Si le niveau du lac est trop bas, les poissons ne viennent pas
Habituellement c’est en février que la période de pêche bat son plein pour tous les Cambodgiens. Mais 2020 déroge à la règle. Tous les villageois sont formels : c’est une mauvaise année. « D’habitude l’eau devrait monter à 6 mètres au-dessus du sol explique tristement Virak, un jeune pêcheur. Mais cette année la montée des eaux est arrivée très tard. Et les poissons ne viennent pas si le niveau est trop bas. » En effet, le lac se jette dans le Mékong pendant la saison sèche. Avec l’arrivée des moussons en mai, les pluies diluviennes gonflent le fleuve et inversent le courant de la rivière. L’excédent vient alors se déverser dans les mangroves et fournir aux Cambodgiens près de 100 000 tonnes de poissons chaque année. Mais le Mékong a atteint cette année un niveau historiquement bas : le cours du « grand lac » s’est inversé avec trois mois de retard, conséquence du réchauffement climatique et du nombre croissant de barrages hydroélectriques construits au Cambodge et au Vietnam.

La pêche traditionnelle face à la concurrence déloyale
La baisse du niveau de l’eau n’est pas la seule cause de la raréfaction du principal revenu des habitants. Malgré l’interdiction depuis 2012 de pratiquer la pêche à grande échelle sur le lac, beaucoup de chalutiers font fi de la réglementation. Virak dénonce cette concurrence déloyale : « Ici, on travaille comme le faisaient nos ancêtres. Mais sur le lac certains pratiquent la pêche électrique. Alors oui c’est efficace pour eux mais il ne nous reste plus rien pour vivre » s’écrit le Cambodgien. Sa plus grande crainte ? Ne plus réussir à rembourser son crédit et devoir vendre son bateau. « Mon fils a 8 ans et j’aimerais qu’il continue l’école. Mais à ce rythme on n’aura bientôt plus les moyens ».
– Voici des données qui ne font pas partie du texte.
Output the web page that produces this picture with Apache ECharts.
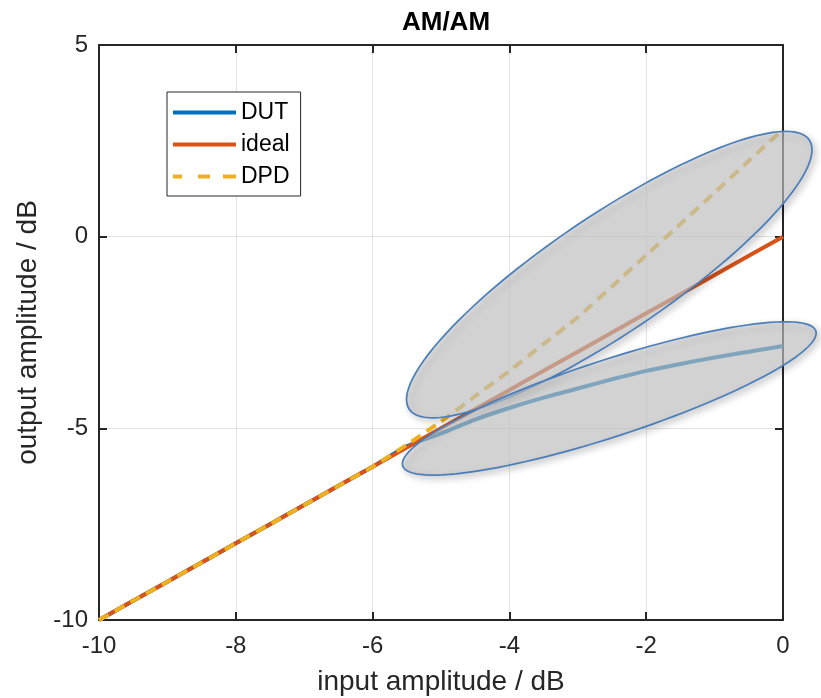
<!DOCTYPE html>
<html>
<head>
<meta charset="utf-8">
<script src="https://cdn.jsdelivr.net/npm/echarts@6/dist/echarts.min.js"></script>
<style>
  html, body { margin: 0; padding: 0; background: #fff; }
  #root { width: 821px; height: 698px; }
</style>
</head>
<body>
<div id="root"></div>
<script>
// input amplitude grid (dB)
var inputDb = [-10, -9.5, -9, -8.5, -8, -7.5, -7, -6.5, -6, -5.5, -5, -4.5, -4, -3.5, -3, -2.5, -2, -1.5, -1, -0.5, 0]
var idealDb = [-10, -9.5, -9, -8.5, -8, -7.5, -7, -6.5, -6, -5.5, -5, -4.5, -4, -3.5, -3, -2.5, -2, -1.5, -1, -0.5, 0]
var dutDb = [-10, -9.5, -9, -8.5, -8, -7.5, -7, -6.5, -6, -5.47, -5.13, -4.77, -4.47, -4.2, -3.96, -3.72, -3.5, -3.32, -3.15, -3.0, -2.85]
var dpdDb = [-10, -9.5, -9, -8.5, -8, -7.5, -7, -6.5, -6, -5.43, -4.82, -4.16, -3.5, -2.8, -2.1, -1.3, -0.48, 0.33, 1.15, 1.98, 2.8]

var xTicks = [-10, -8, -6, -4, -2, 0]
var yTicks = [-10, -5, 0, 5]

// annotation ellipses: centre, half major axis, half minor axis (data units)
var ellipseCenter = [[-2.54, -0.99], [-2.54, -4.22]]
var ellipseMajor = [[2.925, 3.51], [3.02, 1.76]]
var ellipseMinor = [[0.48, -1.28], [0.173, -0.95]]

function pairs(xs, ys) {
    return xs.map(function (x, i) { return [x, ys[i]] })
}

var font = 'Liberation Sans, Arial, Helvetica, sans-serif'
var ink = '#262626'

// legend glyphs: solid bar, and three dashes for the dashed line
var solidIcon = 'path://M0,0H63V4H0Z'
var dashIcon = 'path://M0,0H9V4H0Z M25,0H37V4H25Z M50,0H63V4H50Z'

var ellipseData = ellipseCenter.map(function (c, i) {
    return [c[0], c[1], ellipseMajor[i][0], ellipseMajor[i][1], ellipseMinor[i][0], ellipseMinor[i][1]]
})

function renderEllipse(params, api) {
    var cx = api.value(0), cy = api.value(1)
    var ux = api.value(2), uy = api.value(3)
    var vx = api.value(4), vy = api.value(5)
    var pts = []
    for (var i = 0; i < 120; i++) {
        var t = Math.PI * 2 * i / 120
        pts.push(api.coord([cx + ux * Math.cos(t) + vx * Math.sin(t), cy + uy * Math.cos(t) + vy * Math.sin(t)]))
    }
    return {
        type: 'polygon',
        shape: { points: pts },
        style: {
            fill: 'rgba(206,206,206,0.62)',
            stroke: '#4a7ebb',
            lineWidth: 1.7,
            shadowBlur: 7,
            shadowColor: 'rgba(0,0,0,0.25)',
            shadowOffsetX: 3,
            shadowOffsetY: 3
        }
    }
}

var axisCommon = {
    type: 'value',
    axisLine: { show: true, onZero: false, lineStyle: { color: ink, width: 2 } },
    axisTick: { show: true, inside: true, length: 8, lineStyle: { color: ink, width: 2 } }
}

var chart = echarts.init(document.getElementById('root'))

var option = {
    backgroundColor: '#fff',
    animation: false,
    title: {
        text: 'AM/AM',
        left: 441,
        textAlign: 'center',
        top: 5,
        textStyle: { fontFamily: font, fontSize: 26, fontWeight: 'bold', color: '#000' }
    },
    legend: {
        data: [
            { name: 'DUT', icon: solidIcon },
            { name: 'ideal', icon: solidIcon },
            { name: 'DPD', icon: dashIcon }
        ],
        orient: 'vertical',
        left: 167,
        top: 92,
        itemWidth: 63,
        itemHeight: 4,
        itemGap: 9,
        padding: [9, 11, 8, 6],
        backgroundColor: '#fff',
        borderColor: ink,
        borderWidth: 1,
        borderRadius: 0,
        textStyle: { fontFamily: font, fontSize: 23, color: '#000' }
    },
    grid: { left: 99, right: 38, top: 45, bottom: 78, outerBoundsMode: 'none', containLabel: false },
    xAxis: [
        Object.assign({}, axisCommon, {
            position: 'bottom',
            min: xTicks[0], max: xTicks[xTicks.length - 1], interval: 2,
            axisLabel: { fontFamily: font, fontSize: 24, color: ink, margin: 14 },
            splitLine: { show: true, lineStyle: { color: '#e3e3e3', width: 1 } },
            name: 'input amplitude / dB',
            nameLocation: 'middle',
            nameGap: 48,
            nameTextStyle: { fontFamily: font, fontSize: 28, color: ink }
        }),
        Object.assign({}, axisCommon, {
            position: 'top',
            min: xTicks[0], max: xTicks[xTicks.length - 1], interval: 2,
            axisLabel: { show: false },
            splitLine: { show: false }
        })
    ],
    yAxis: [
        Object.assign({}, axisCommon, {
            position: 'left',
            min: yTicks[0], max: yTicks[yTicks.length - 1], interval: 5,
            axisLabel: { fontFamily: font, fontSize: 24, color: ink, margin: 11 },
            splitLine: { show: true, lineStyle: { color: '#e3e3e3', width: 1 } },
            name: 'output amplitude / dB',
            nameLocation: 'middle',
            nameGap: 50,
            nameTextStyle: { fontFamily: font, fontSize: 28, color: ink }
        }),
        Object.assign({}, axisCommon, {
            position: 'right',
            min: yTicks[0], max: yTicks[yTicks.length - 1], interval: 5,
            axisLabel: { show: false },
            splitLine: { show: false }
        })
    ],
    series: [
        {
            name: 'DUT', type: 'line', data: pairs(inputDb, dutDb),
            symbol: 'none', smooth: 0.2, z: 2,
            color: '#0072BD',
            lineStyle: { color: '#0072BD', width: 4 }
        },
        {
            name: 'ideal', type: 'line', data: pairs(inputDb, idealDb),
            symbol: 'none', z: 3,
            color: '#D95319',
            lineStyle: { color: '#D95319', width: 4 }
        },
        {
            name: 'DPD', type: 'line', data: pairs(inputDb, dpdDb),
            symbol: 'none', smooth: 0.2, z: 4,
            color: '#EDB120',
            lineStyle: { color: '#EDB120', width: 4, type: [11, 7] }
        },
        {
            name: 'marks', type: 'custom', coordinateSystem: 'cartesian2d',
            data: ellipseData, renderItem: renderEllipse,
            encode: { x: 0, y: 1 },
            silent: true, z: 10
        }
    ]
}

chart.setOption(option)
</script>
</body>
</html>
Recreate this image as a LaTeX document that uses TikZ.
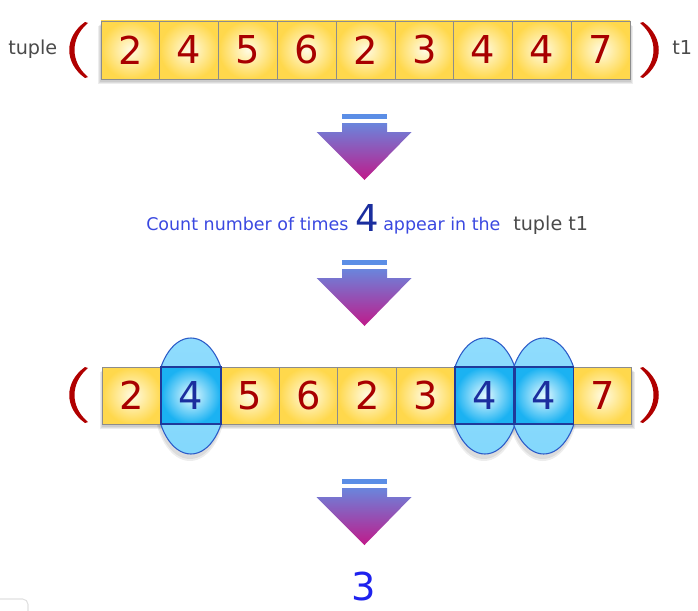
\documentclass[tikz,border=0pt]{standalone}
\usepackage{fontspec}
\setmainfont{DejaVu Sans}
\definecolor{yellowin}{HTML}{FFFBE3}
\definecolor{yellowout}{HTML}{FFD84C}
\definecolor{cellborder}{HTML}{8C8C8C}
\definecolor{digitred}{HTML}{A80000}
\definecolor{parred}{HTML}{B00000}
\definecolor{bluein}{HTML}{E6FAFF}
\definecolor{blueout}{HTML}{1BB2F2}
\definecolor{blueborder}{HTML}{1F3A9A}
\definecolor{elltop}{HTML}{8FDCFD}
\definecolor{ellbot}{HTML}{55C6F6}
\definecolor{ellborder}{HTML}{2B5BC8}
\definecolor{navy}{HTML}{1B2E9E}
\definecolor{txtblue}{HTML}{3A48E0}
\definecolor{txtgray}{HTML}{4A4A4A}
\definecolor{barblue}{HTML}{5B8EE6}
\definecolor{arrtop}{HTML}{6A85DC}
\definecolor{arrbot}{HTML}{C01A8A}
\definecolor{threeblue}{HTML}{1E22EE}
\tikzset{
  ycell/.style={draw=cellborder, line width=0.7pt, minimum width=44.1pt, minimum height=43.5pt,
    inner sep=0pt, shading=radial, inner color=yellowin, outer color=yellowout,
    text=digitred, font=\fontsize{28.8}{30}\selectfont},
  bcell/.style={ycell, draw=blueborder, line width=0.9pt, inner color=bluein, outer color=blueout, text=navy},
  lbl/.style={inner sep=0pt, anchor=base west, text=txtgray, font=\fontsize{14.4}{16}\selectfont},
  downarr/.pic={
    \fill[barblue] (-22.5,0) rectangle (22.5,5);
    \shade[top color=arrtop, bottom color=arrbot] (-22.5,9) -- (22.5,9) -- (22.5,18) -- (47,18) -- (0,66) -- (-48,18) -- (-22.5,18) -- cycle;
  },
  lparen/.pic={
    \fill[parred] (0,-28) .. controls (-21,-13) and (-21,13) .. (0,28) -- (3,27) .. controls (-15,12) and (-15,-12) .. (3,-27) -- cycle;
  },
  rparen/.pic={
    \fill[parred,xscale=-1] (0,-28) .. controls (-21,-13) and (-21,13) .. (0,28) -- (3,27) .. controls (-15,12) and (-15,-12) .. (3,-27) -- cycle;
  },
  softshadow/.style={black, opacity=0.07}
}
\begin{document}
\begin{tikzpicture}[x=0.75pt,y=-0.75pt]
\useasboundingbox (0,0) rectangle (698,610);
% ---- top row ----
\foreach \k in {0,1,2} {
  \fill[softshadow] (100-\k,24+\k) rectangle (631+\k,82+\k);
}
\foreach \v [count=\i] in {2,4,5,6,2,3,4,4,7}
  \node[ycell] (t\i) at ({101+58.8*(\i-0.5)},50) {\v};
\pic at (85,50) {lparen};
\pic at (643,50) {rparen};
\node[lbl] (tuplelbl) at (8,55) {tuple};
\node[lbl] (t1lbl) at (672,55) {t1};
% ---- arrow 1 ----
\pic at (364.5,114) {downarr};
% ---- middle text ----
\node[inner sep=0pt, anchor=base west, text=txtblue, font=\fontsize{13.1}{15}\selectfont] (c1) at (146,230) {Count number of times};
\node[inner sep=0pt, anchor=base west, text=navy, font=\fontsize{27.8}{30}\selectfont] (c4) at (355,231) {4};
\node[inner sep=0pt, anchor=base west, text=txtblue, font=\fontsize{13.1}{15}\selectfont] (c2) at (383,230) {appear in the};
\node[lbl] (c3) at (513,230) {tuple t1};
% ---- arrow 2 ----
\pic at (364.5,260) {downarr};
% ---- bottom row ----
\foreach \cx in {190.9,484.9,543.7} {
  \fill[softshadow] (\cx-1,400) ellipse [x radius=35, y radius=59];
  \fill[softshadow] (\cx-1,401) ellipse [x radius=36, y radius=60];
}
\foreach \k in {0,1,2} {
  \fill[softshadow] (101.7-\k,370+\k) rectangle (633+\k,427+\k);
}
\foreach \cx in {190.9,484.9,543.7} {
  \shade[top color=elltop, middle color=ellbot, bottom color=elltop!80!ellbot, draw=ellborder, line width=0.8pt] (\cx,396) ellipse [x radius=34.5, y radius=58];
}
\foreach \v/\s [count=\i] in {2/ycell,4/bcell,5/ycell,6/ycell,2/ycell,3/ycell,4/bcell,4/bcell,7/ycell}
  \node[\s, minimum height=42.75pt] (b\i) at ({102.7+58.8*(\i-0.5)},395.5) {\v};
\foreach \i in {2,7,8} \draw[blueborder, line width=0.9pt] (b\i.north west) rectangle (b\i.south east);
\pic at (85,395) {lparen};
\pic at (643,395) {rparen};
% ---- arrow 3 ----
\pic at (364.5,479) {downarr};
% ---- result ----
\node[inner sep=0pt, anchor=base, text=threeblue, font=\fontsize{28.8}{30}\selectfont] (res) at (364,600) {3};
% ---- faint corner artifact ----
\draw[black!12, line width=0.8pt, rounded corners=4pt] (-5,615) -- (-5,599) -- (28,599) -- (28,615);
\end{tikzpicture}
\end{document}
La pauvreté sur les berges
À Kampong Phluk, les maisons sur pilotis dominent une vaste étendue de terre rouge infertile dont la poussière vient couvrir les uniformes bleus et blancs usés des écoliers. Sous un soleil de plomb, les grands-parents réparent les coques des bateaux. Les femmes quant à elles finissent la lessive dans l’eau boueuse de la rivière, au milieu de canettes et autres déchets ménagers. Les poissons se faisant de plus en plus rares, la pauvreté gagne du terrain partout dans le village. « À mon époque on gagnait 100 000 riels ( 23€ ) par prise, mais maintenant mon fils gagne seulement 40 000 riels ( 9€ ) » précise Samri, un ancien pêcheur. La misère devient la réalité du quotidien.

Quid du tourisme ?
Les touristes semblent en revanche redonner une lueur d’espoir aux habitants et compenser la baisse des stocks de poissons. La rivière ne désemplit pas de bateaux touristiques. Yeam, père de famille, a abandonné son métier de pêcheur pour se consacrer à ce secteur fleurissant. Chaque jour, il emmène des vacanciers faire le tour du lac sur son bateau à moteur bleu. « Mon grand-père m’a appris à pêcher et moi j’apprendrai à mon fils à conduire des touristes. C’est moins traditionnel mais ça rapporte » plaisante-t-il en ramant. Mais il est inquiet : depuis l’arrivée du Covid-19 en Chine, les globe-trotters se font de plus en plus rares. Un événement qui risque d’avoir de lourdes conséquences sur l’économie déjà fragile du village.